Only the lines from the start of the data through the line with "(compile) at (260.5, 569)" belong in the copy. Restate them word for word, minus the pictures.

## Start Data for this task

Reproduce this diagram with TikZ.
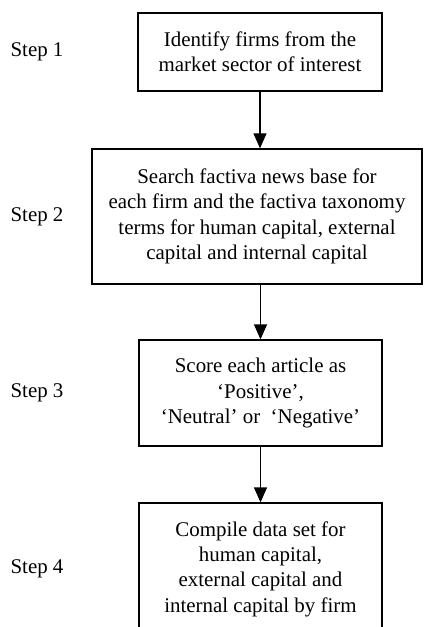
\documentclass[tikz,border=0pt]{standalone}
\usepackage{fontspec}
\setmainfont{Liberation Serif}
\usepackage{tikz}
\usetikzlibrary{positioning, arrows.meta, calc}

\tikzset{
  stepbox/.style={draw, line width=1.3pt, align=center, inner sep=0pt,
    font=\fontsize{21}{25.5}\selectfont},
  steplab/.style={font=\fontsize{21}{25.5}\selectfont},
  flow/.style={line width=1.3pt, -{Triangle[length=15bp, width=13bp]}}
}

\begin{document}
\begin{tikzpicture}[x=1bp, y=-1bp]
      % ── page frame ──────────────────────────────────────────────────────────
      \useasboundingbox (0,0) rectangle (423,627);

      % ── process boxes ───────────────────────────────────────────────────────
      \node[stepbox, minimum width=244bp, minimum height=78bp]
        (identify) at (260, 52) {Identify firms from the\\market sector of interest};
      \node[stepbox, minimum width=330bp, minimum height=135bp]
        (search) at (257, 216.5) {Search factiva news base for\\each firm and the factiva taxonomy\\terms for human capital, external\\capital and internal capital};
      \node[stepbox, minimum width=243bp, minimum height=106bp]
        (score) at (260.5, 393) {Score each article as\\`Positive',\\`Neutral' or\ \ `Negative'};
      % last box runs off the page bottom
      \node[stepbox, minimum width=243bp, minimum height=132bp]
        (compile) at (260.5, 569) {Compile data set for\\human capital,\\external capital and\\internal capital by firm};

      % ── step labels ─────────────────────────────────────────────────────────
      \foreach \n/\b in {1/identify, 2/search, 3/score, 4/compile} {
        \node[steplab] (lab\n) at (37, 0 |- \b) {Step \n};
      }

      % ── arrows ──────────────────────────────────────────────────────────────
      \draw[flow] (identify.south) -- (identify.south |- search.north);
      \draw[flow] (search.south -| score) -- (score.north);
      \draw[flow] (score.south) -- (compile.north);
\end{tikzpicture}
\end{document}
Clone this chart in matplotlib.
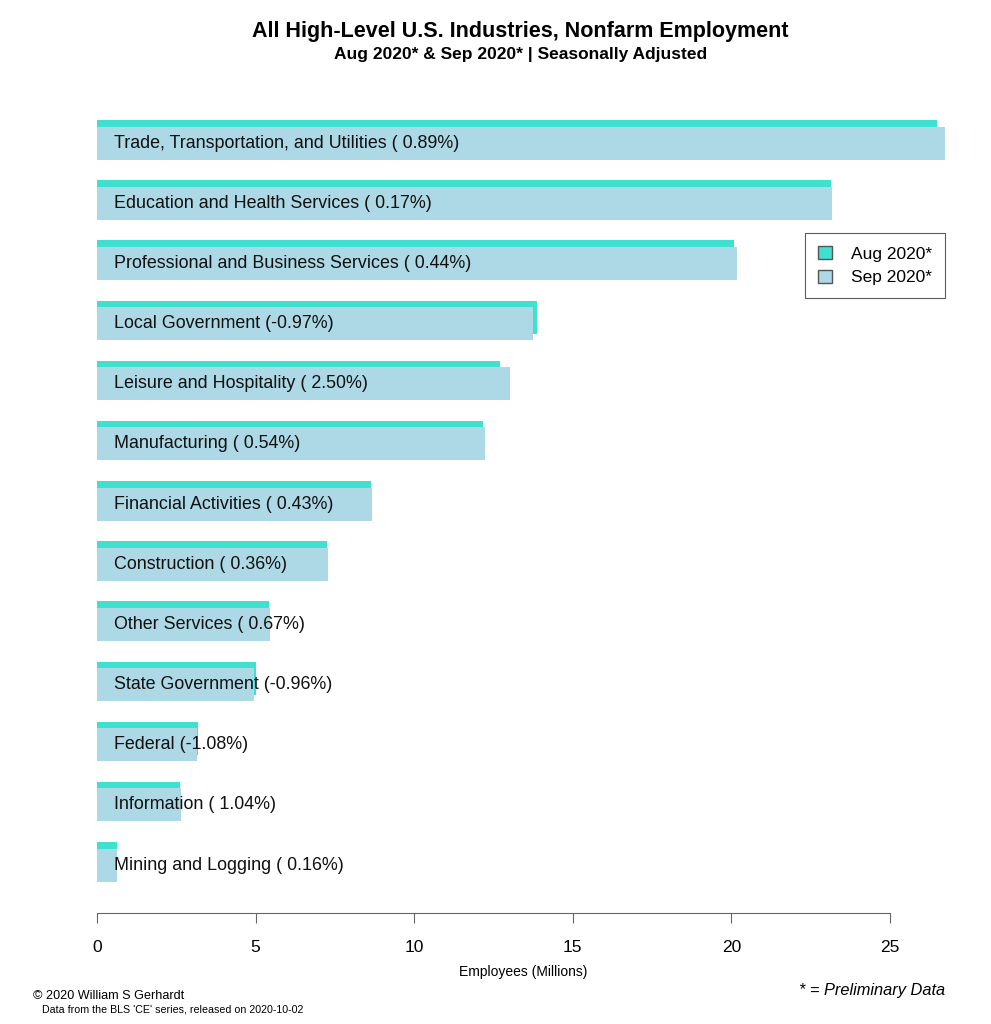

## End Data for this task

◆ **Output**
Reproduce this diagram with TikZ.
\documentclass[tikz,border=0pt]{standalone}
\usepackage{fontspec}
\setmainfont{Liberation Serif}
\usepackage{tikz}
\usetikzlibrary{positioning, arrows.meta, calc}

\tikzset{
  stepbox/.style={draw, line width=1.3pt, align=center, inner sep=0pt,
    font=\fontsize{21}{25.5}\selectfont},
  steplab/.style={font=\fontsize{21}{25.5}\selectfont},
  flow/.style={line width=1.3pt, -{Triangle[length=15bp, width=13bp]}}
}

\begin{document}
\begin{tikzpicture}[x=1bp, y=-1bp]
      % ── page frame ──────────────────────────────────────────────────────────
      \useasboundingbox (0,0) rectangle (423,627);

      % ── process boxes ───────────────────────────────────────────────────────
      \node[stepbox, minimum width=244bp, minimum height=78bp]
        (identify) at (260, 52) {Identify firms from the\\market sector of interest};
      \node[stepbox, minimum width=330bp, minimum height=135bp]
        (search) at (257, 216.5) {Search factiva news base for\\each firm and the factiva taxonomy\\terms for human capital, external\\capital and internal capital};
      \node[stepbox, minimum width=243bp, minimum height=106bp]
        (score) at (260.5, 393) {Score each article as\\`Positive',\\`Neutral' or\ \ `Negative'};
      % last box runs off the page bottom
      \node[stepbox, minimum width=243bp, minimum height=132bp]
        (compile) at (260.5, 569) {Compile data set for\\human capital,\\external capital and\\internal capital by firm};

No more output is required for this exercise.